● DATA EXTRACT:
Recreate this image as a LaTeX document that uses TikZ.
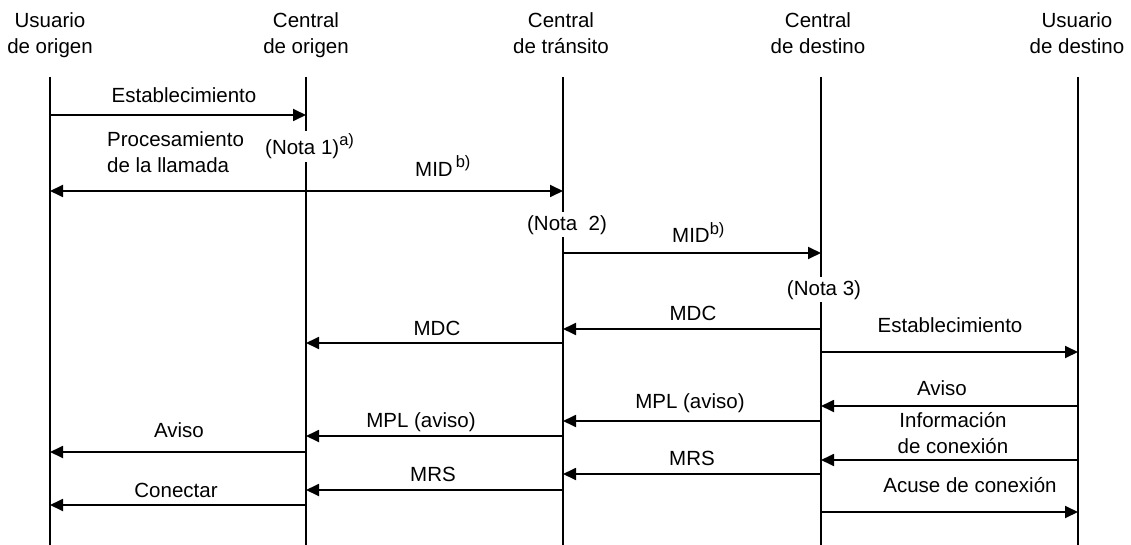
\documentclass[tikz,border=0pt]{standalone}
\usepackage{fontspec}
\setmainfont{Liberation Sans}
\usetikzlibrary{arrows.meta}
\newcommand{\supx}[1]{\raisebox{9pt}{\fontsize{16.5}{16.5}\selectfont #1}}
\begin{document}
\begin{tikzpicture}[x=1pt,y=-1pt,
  font=\fontsize{20.5}{26}\selectfont,
  life/.style={line width=1.8pt},
  msg/.style={line width=1.8pt,-{Triangle[length=13pt,width=12pt]}},
  bimsg/.style={line width=1.8pt,{Triangle[length=13pt,width=12pt]}-{Triangle[length=13pt,width=12pt]}},
  lbl/.style={inner sep=0pt,anchor=base,align=center},
  note/.style={fill=white,inner xsep=1pt,inner ysep=3pt,anchor=base}]
\useasboundingbox (0,0) rectangle (1131,545);
% headers (base anchor = baseline of last line)
\node[lbl] (h1) at (50,54) {Usuario\\de origen};
\node[lbl] (h2) at (306,54) {Central\\de origen};
\node[lbl] (h3) at (561,54) {Central\\de tránsito};
\node[lbl] (h4) at (818,54) {Central\\de destino};
\node[lbl] (h5) at (1077,54) {Usuario\\de destino};
% lifelines
\foreach \n/\x in {1/50,2/306,3/563,4/821,5/1078}{
  \coordinate (T\n) at (\x,77);
  \coordinate (B\n) at (\x,545);
  \draw[life] (T\n) -- (B\n);
}
% notes
\node[note,anchor=base west] (n1) at (264,155) {(Nota 1)\supx{a)}};
\node[note] (n2) at (567,230) {(Nota\ \ 2)};
\node[note] (n3) at (824,295) {(Nota 3)};
% labels
\node[lbl] (l1) at (184,103) {Establecimiento};
\node[lbl,anchor=base west,align=left] (l2) at (107,173) {Procesamiento\\de la llamada};
\node[lbl,anchor=base west] (l3) at (415,177) {MID\hspace{3pt}\supx{b)}};
\node[lbl,anchor=base west] (l4) at (672,243) {MID\supx{b)}};
\node[lbl] (l5) at (693,320) {MDC};
\node[lbl] (l6) at (437,335) {MDC};
\node[lbl] (l7) at (950,332) {Establecimiento};
\node[lbl] (l8) at (942,395) {Aviso};
\node[lbl] (l9) at (690,408) {MPL (aviso)};
\node[lbl] (l10) at (421,427) {MPL (aviso)};
\node[lbl] (l11) at (953,453) {Información\\de conexión};
\node[lbl] (l12) at (179,437) {Aviso};
\node[lbl] (l13) at (692,465) {MRS};
\node[lbl] (l14) at (433,481) {MRS};
\node[lbl] (l15) at (176,497) {Conectar};
\node[lbl] (l16) at (970,492) {Acuse de conexión};
% messages
\draw[msg] (T1 |- 0,115) -- (T2 |- 0,115);
\draw[bimsg] (T1 |- 0,191) -- (T3 |- 0,191);
\draw[msg] (T3 |- 0,253) -- (T4 |- 0,253);
\draw[msg] (T4 |- 0,329) -- (T3 |- 0,329);
\draw[msg] (T3 |- 0,343) -- (T2 |- 0,343);
\draw[msg] (T4 |- 0,352) -- (T5 |- 0,352);
\draw[msg] (T5 |- 0,406) -- (T4 |- 0,406);
\draw[msg] (T4 |- 0,421) -- (T3 |- 0,421);
\draw[msg] (T3 |- 0,436) -- (T2 |- 0,436);
\draw[msg] (T2 |- 0,452) -- (T1 |- 0,452);
\draw[msg] (T5 |- 0,460) -- (T4 |- 0,460);
\draw[msg] (T4 |- 0,474) -- (T3 |- 0,474);
\draw[msg] (T3 |- 0,490) -- (T2 |- 0,490);
\draw[msg] (T2 |- 0,505) -- (T1 |- 0,505);
\draw[msg] (T4 |- 0,512) -- (T5 |- 0,512);
\end{tikzpicture}
\end{document}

● WHAT TO DO: Reproduce all of the material exactly, apart from the pictures.

● EXPECTED OUTPUT:
Recreate this image as a LaTeX document that uses TikZ.
\documentclass[tikz,border=0pt]{standalone}
\usepackage{fontspec}
\setmainfont{Liberation Sans}
\usetikzlibrary{arrows.meta}
\newcommand{\supx}[1]{\raisebox{9pt}{\fontsize{16.5}{16.5}\selectfont #1}}
\begin{document}
\begin{tikzpicture}[x=1pt,y=-1pt,
  font=\fontsize{20.5}{26}\selectfont,
  life/.style={line width=1.8pt},
  msg/.style={line width=1.8pt,-{Triangle[length=13pt,width=12pt]}},
  bimsg/.style={line width=1.8pt,{Triangle[length=13pt,width=12pt]}-{Triangle[length=13pt,width=12pt]}},
  lbl/.style={inner sep=0pt,anchor=base,align=center},
  note/.style={fill=white,inner xsep=1pt,inner ysep=3pt,anchor=base}]
\useasboundingbox (0,0) rectangle (1131,545);
% headers (base anchor = baseline of last line)
\node[lbl] (h1) at (50,54) {Usuario\\de origen};
\node[lbl] (h2) at (306,54) {Central\\de origen};
\node[lbl] (h3) at (561,54) {Central\\de tránsito};
\node[lbl] (h4) at (818,54) {Central\\de destino};
\node[lbl] (h5) at (1077,54) {Usuario\\de destino};
% lifelines
\foreach \n/\x in {1/50,2/306,3/563,4/821,5/1078}{
  \coordinate (T\n) at (\x,77);
  \coordinate (B\n) at (\x,545);
  \draw[life] (T\n) -- (B\n);
}
% notes
\node[note,anchor=base west] (n1) at (264,155) {(Nota 1)\supx{a)}};
\node[note] (n2) at (567,230) {(Nota\ \ 2)};
\node[note] (n3) at (824,295) {(Nota 3)};
% labels
\node[lbl] (l1) at (184,103) {Establecimiento};
\node[lbl,anchor=base west,align=left] (l2) at (107,173) {Procesamiento\\de la llamada};
\node[lbl,anchor=base west] (l3) at (415,177) {MID\hspace{3pt}\supx{b)}};
\node[lbl,anchor=base west] (l4) at (672,243) {MID\supx{b)}};
\node[lbl] (l5) at (693,320) {MDC};
\node[lbl] (l6) at (437,335) {MDC};
\node[lbl] (l7) at (950,332) {Establecimiento};
\node[lbl] (l8) at (942,395) {Aviso};
\node[lbl] (l9) at (690,408) {MPL (aviso)};
\node[lbl] (l10) at (421,427) {MPL (aviso)};
\node[lbl] (l11) at (953,453) {Información\\de conexión};
\node[lbl] (l12) at (179,437) {Aviso};
\node[lbl] (l13) at (692,465) {MRS};
\node[lbl] (l14) at (433,481) {MRS};
\node[lbl] (l15) at (176,497) {Conectar};
\node[lbl] (l16) at (970,492) {Acuse de conexión};
% messages
\draw[msg] (T1 |- 0,115) -- (T2 |- 0,115);
\draw[bimsg] (T1 |- 0,191) -- (T3 |- 0,191);
\draw[msg] (T3 |- 0,253) -- (T4 |- 0,253);
\draw[msg] (T4 |- 0,329) -- (T3 |- 0,329);
\draw[msg] (T3 |- 0,343) -- (T2 |- 0,343);
\draw[msg] (T4 |- 0,352) -- (T5 |- 0,352);
\draw[msg] (T5 |- 0,406) -- (T4 |- 0,406);
\draw[msg] (T4 |- 0,421) -- (T3 |- 0,421);
\draw[msg] (T3 |- 0,436) -- (T2 |- 0,436);
\draw[msg] (T2 |- 0,452) -- (T1 |- 0,452);
\draw[msg] (T5 |- 0,460) -- (T4 |- 0,460);
\draw[msg] (T4 |- 0,474) -- (T3 |- 0,474);
\draw[msg] (T3 |- 0,490) -- (T2 |- 0,490);
\draw[msg] (T2 |- 0,505) -- (T1 |- 0,505);
\draw[msg] (T4 |- 0,512) -- (T5 |- 0,512);
\end{tikzpicture}
\end{document}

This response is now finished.